Mass Mobilizations, Contestations and the Contingent Future in a Plural Polity

Monday, 11 July 2016: 14:30
Location: Hörsaal 48 (Main Building)
Oral Presentation
Rajesh MISRA, University of Lucknow, India
Many contemporary societies are undergoing socio-political struggles and concomitant upheavals, ranging from micro to macro and local to national levels, and impacting the social structures and political systems, sometimes creatively and sometimes randomly. These mobilizations have been described and analysed in great depth and details in different social sciences, nevertheless, the role and impact of people’s struggles, in shaping the circumstances and future, needs to be explicated conceptually and theoretically.
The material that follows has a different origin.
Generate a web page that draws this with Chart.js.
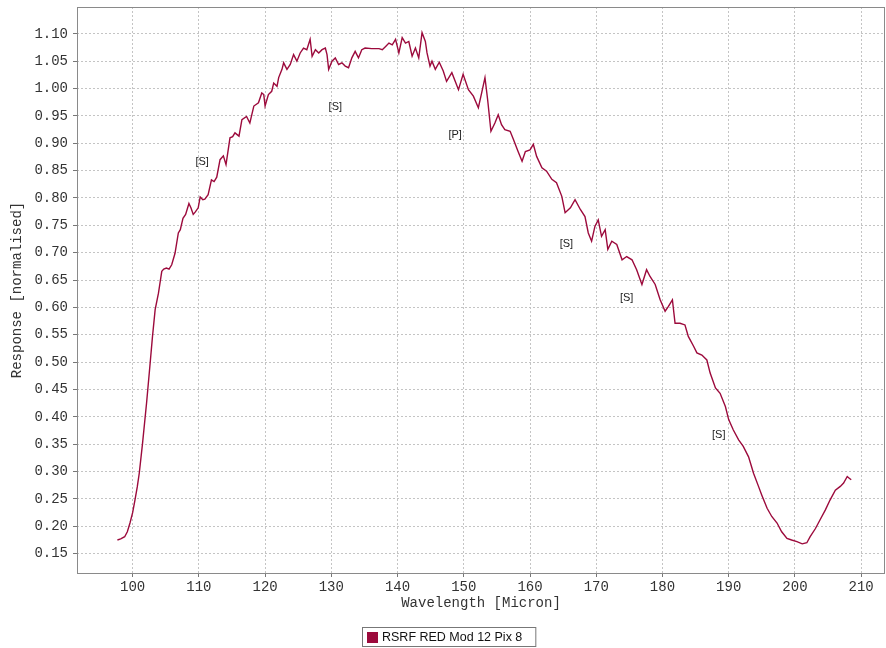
<!DOCTYPE html>
<html>
<head>
<meta charset="utf-8">
<script src="https://cdn.jsdelivr.net/npm/chart.js@4/dist/chart.umd.min.js"></script>
<style>
  body { margin: 0; background: #fff; }
  #wrap { width: 886px; height: 648px; }
</style>
</head>
<body>
<div id="wrap"><canvas id="myChart" width="886" height="648"></canvas></div>
<script>
const wavelength = [
  97.7, 98.2, 98.8, 99.2, 99.6, 100.0, 100.35, 100.7, 101.0, 101.5,
  102.1, 102.6, 103.0, 103.4, 103.9, 104.4, 104.7, 105.1, 105.5, 105.9,
  106.4, 106.9, 107.2, 107.6, 108.0, 108.5, 108.8, 109.15, 109.5, 109.9,
  110.2, 110.6, 110.9, 111.4, 111.9, 112.3, 112.7, 113.2, 113.7, 114.1,
  114.7, 115.1, 115.45, 116.06, 116.5, 117.2, 117.7, 118.3, 119.0, 119.5,
  119.8, 120.0, 120.5, 121.0, 121.3, 121.8, 122.05, 122.55, 122.8, 123.3,
  123.8, 124.3, 124.8, 125.3, 125.8, 126.3, 126.8, 127.1, 127.6, 128.1,
  128.6, 129.1, 129.35, 129.6, 130.1, 130.6, 131.1, 131.6, 132.1, 132.6,
  133.1, 133.6, 134.1, 134.6, 135.1, 136.1, 137.2, 137.7, 138.2, 138.7,
  139.2, 139.7, 140.2, 140.7, 141.2, 141.7, 142.2, 142.7, 143.2, 143.7,
  144.2, 144.45, 144.9, 145.2, 145.7, 146.3, 146.9, 147.4, 148.2, 149.2,
  149.9, 150.7, 151.45, 152.2, 152.7, 153.2, 153.6, 154.1, 154.7, 155.2,
  155.7, 156.2, 157.0, 157.5, 158.2, 158.8, 159.3, 160.0, 160.5, 161.0,
  161.8, 162.5, 163.3, 164.0, 164.8, 165.3, 166.1, 166.8, 167.6, 168.3,
  168.8, 169.3, 169.8, 170.3, 170.8, 171.35, 171.75, 172.35, 173.1, 173.9,
  174.6, 175.4, 176.1, 176.9, 177.6, 178.1, 178.9, 179.65, 180.4, 180.9,
  181.5, 181.9, 182.65, 183.4, 183.9, 184.7, 185.2, 185.95, 186.7, 187.2,
  188.0, 188.7, 189.5, 190.0, 190.7, 191.5, 192.2, 193.0, 193.75, 194.5,
  195.0, 195.8, 196.5, 197.3, 198.0, 198.8, 199.5, 200.3, 201.1, 201.8,
  202.3, 203.1, 203.8, 204.6, 205.3, 206.1, 206.85, 207.35, 207.9, 208.2,
  208.5
];
const response = [
  0.175, 0.177, 0.181, 0.190, 0.206, 0.225, 0.248, 0.272, 0.297, 0.352,
  0.425, 0.492, 0.547, 0.596, 0.626, 0.666, 0.670, 0.672, 0.670, 0.678,
  0.699, 0.736, 0.742, 0.763, 0.770, 0.790, 0.782, 0.770, 0.775, 0.782,
  0.802, 0.797, 0.798, 0.806, 0.833, 0.830, 0.838, 0.870, 0.877, 0.861,
  0.910, 0.912, 0.919, 0.913, 0.943, 0.949, 0.937, 0.968, 0.974, 0.992,
  0.989, 0.968, 0.989, 0.995, 1.010, 1.004, 1.020, 1.035, 1.047, 1.035,
  1.044, 1.062, 1.050, 1.065, 1.074, 1.071, 1.090, 1.059, 1.071, 1.065,
  1.071, 1.074, 1.062, 1.035, 1.050, 1.056, 1.044, 1.047, 1.041, 1.038,
  1.056, 1.068, 1.056, 1.071, 1.074, 1.073, 1.073, 1.071, 1.077, 1.083,
  1.080, 1.090, 1.065, 1.093, 1.083, 1.086, 1.059, 1.074, 1.056, 1.102,
  1.086, 1.065, 1.041, 1.050, 1.035, 1.048, 1.032, 1.013, 1.029, 0.998,
  1.026, 0.998, 0.986, 0.965, 0.992, 1.020, 0.980, 0.922, 0.937, 0.952,
  0.934, 0.925, 0.922, 0.907, 0.885, 0.867, 0.885, 0.888, 0.898, 0.876,
  0.855, 0.849, 0.834, 0.828, 0.803, 0.773, 0.782, 0.797, 0.779, 0.766,
  0.736, 0.721, 0.748, 0.760, 0.730, 0.742, 0.706, 0.721, 0.715, 0.687,
  0.693, 0.687, 0.669, 0.642, 0.669, 0.657, 0.642, 0.614, 0.593, 0.602,
  0.614, 0.571, 0.571, 0.568, 0.547, 0.529, 0.517, 0.513, 0.504, 0.480,
  0.453, 0.443, 0.419, 0.395, 0.376, 0.358, 0.346, 0.327, 0.297, 0.273,
  0.257, 0.233, 0.218, 0.206, 0.190, 0.178, 0.175, 0.172, 0.168, 0.170,
  0.181, 0.196, 0.212, 0.230, 0.248, 0.266, 0.273, 0.279, 0.291, 0.288,
  0.285
];

const xTicks = [100, 110, 120, 130, 140, 150, 160, 170, 180, 190, 200, 210];
const yTicks = [0.15, 0.20, 0.25, 0.30, 0.35, 0.40, 0.45, 0.50, 0.55, 0.60,
  0.65, 0.70, 0.75, 0.80, 0.85, 0.90, 0.95, 1.00, 1.05, 1.10];

// band markers written on the plot
const markerText = ["[S]", "[S]", "[P]", "[S]", "[S]", "[S]"];
const markerX = [110.5, 130.6, 148.7, 165.5, 174.6, 188.5];
const markerY = [0.866, 0.966, 0.915, 0.716, 0.618, 0.367];

const seriesName = "RSRF RED Mod 12 Pix 8";
const lineColor = "#9c0a3c";
const monoFont = "'Liberation Mono', 'DejaVu Sans Mono', monospace";

const markerPlugin = {
  id: "markers",
  afterDatasetsDraw(chart) {
    const { ctx, scales } = chart;
    ctx.save();
    ctx.font = "11px 'Liberation Sans', Arial, sans-serif";
    ctx.fillStyle = "#222";
    ctx.textAlign = "center";
    ctx.textBaseline = "middle";
    markerText.forEach((t, i) => {
      ctx.fillText(t, scales.x.getPixelForValue(markerX[i]), scales.y.getPixelForValue(markerY[i]));
    });
    ctx.restore();
  },
};

const frameAndLegend = {
  id: "frameAndLegend",
  afterDraw(chart) {
    const { ctx, chartArea } = chart;
    ctx.save();
    ctx.strokeStyle = "#8a8a8a";
    ctx.lineWidth = 1;
    ctx.strokeRect(chartArea.left + 0.5, chartArea.top + 0.5,
      chartArea.right - chartArea.left - 1, chartArea.bottom - chartArea.top);

    // legend box
    ctx.font = "12.5px 'Liberation Sans', Arial, sans-serif";
    const tw = ctx.measureText(seriesName).width;
    const boxW = tw + 33;
    const boxX = Math.round(chart.width / 2 + 6 - boxW / 2);
    const boxY = 627;
    ctx.strokeStyle = "#777";
    ctx.strokeRect(boxX + 0.5, boxY + 0.5, boxW, 19);
    ctx.fillStyle = lineColor;
    ctx.fillRect(boxX + 5, boxY + 5, 11, 11);
    ctx.fillStyle = "#111";
    ctx.textBaseline = "middle";
    ctx.fillText(seriesName, boxX + 20, boxY + 10.5);
    ctx.restore();
  },
};

const gridOpts = {
  color: "#c4c4c4",
  tickLength: 4,
  tickColor: "#777",
  tickBorderDash: [],
};

const ctx = document.getElementById("myChart").getContext("2d");
const myChart = new Chart(ctx, {
  type: "line",
  data: {
    datasets: [{
      label: seriesName,
      data: wavelength.map((w, i) => ({ x: w, y: response[i] })),
      borderColor: lineColor,
      backgroundColor: lineColor,
      borderWidth: 1.4,
      pointRadius: 0,
      tension: 0,
    }],
  },
  options: {
    responsive: false,
    animation: false,
    layout: { padding: { top: 7, right: 1, left: 0, bottom: 30 } },
    scales: {
      x: {
        type: "linear",
        min: 91.6,
        max: 213.6,
        afterBuildTicks: (scale) => { scale.ticks = xTicks.map((v) => ({ value: v })); },
        afterFit: (scale) => {
          scale.height = 45;
          scale.paddingLeft = 0;
          scale.paddingRight = 0;
        },
        grid: gridOpts,
        border: { display: false, dash: [2, 2] },
        ticks: {
          padding: 2,
          color: "#333",
          font: { family: monoFont, size: 14 },
          callback: (v) => v.toString(),
        },
        title: {
          display: true,
          text: "Wavelength [Micron]",
          color: "#333",
          font: { family: monoFont, size: 14 },
          padding: { top: 0, bottom: 6 },
        },
      },
      y: {
        type: "linear",
        min: 0.1147,
        max: 1.149,
        afterBuildTicks: (scale) => { scale.ticks = yTicks.map((v) => ({ value: v })); },
        afterFit: (scale) => {
          scale.width = 77;
          scale.paddingTop = 0;
          scale.paddingBottom = 0;
        },
        grid: gridOpts,
        border: { display: false, dash: [2, 2] },
        ticks: {
          padding: 5,
          color: "#333",
          font: { family: monoFont, size: 14 },
          callback: (v) => Number(v).toFixed(2),
        },
        title: {
          display: true,
          text: "Response [normalised]",
          color: "#333",
          font: { family: monoFont, size: 14 },
          padding: { top: 9, bottom: 0 },
        },
      },
    },
    plugins: {
      legend: { display: false },
      tooltip: { enabled: false },
    },
  },
  plugins: [markerPlugin, frameAndLegend],
});
</script>
</body>
</html>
A variety of issues and questions have to be dealt with to analyse the unmaking and making of society and polity at a higher level of abstraction. The explanation of collective actors, collective actions, unleashed social processes and social-future need to have the heuristic capacity to transcend the context of the origins of mass mobilizations. Locating in the empirical context of progressive and conservative mobilizations over the last four decades in the largest Indian province (210 million populace), Uttar Pradesh, this paper attempts to investigate the nature and dynamics of issues, organizations and ideologies with a view to appraise the consequences of mass mobilizations in terms of mass mentality, socio-political beliefs, normative patterns, social divides, integrative and disintegrative processes, and the social milieu embedded with contests. On the basis of findings, it may be argued that all the consequences are ‘fields’ of democratization as well as  contestations for political interests and identities comprising diverse narratives. This seeming paradox has to be explained, conceptually and logically, in terms of dialectical interactionism: people versus the state, the secular politics versus the communal politics, and the progressive ideologies versus the conservative ideologies. The argument of the paper is that people’s struggles and mobilizations as collective agencies have their distinct accounts, but are interlinked in an order coexistence as well as in an order of succession, nonetheless, resulting in a contingent future.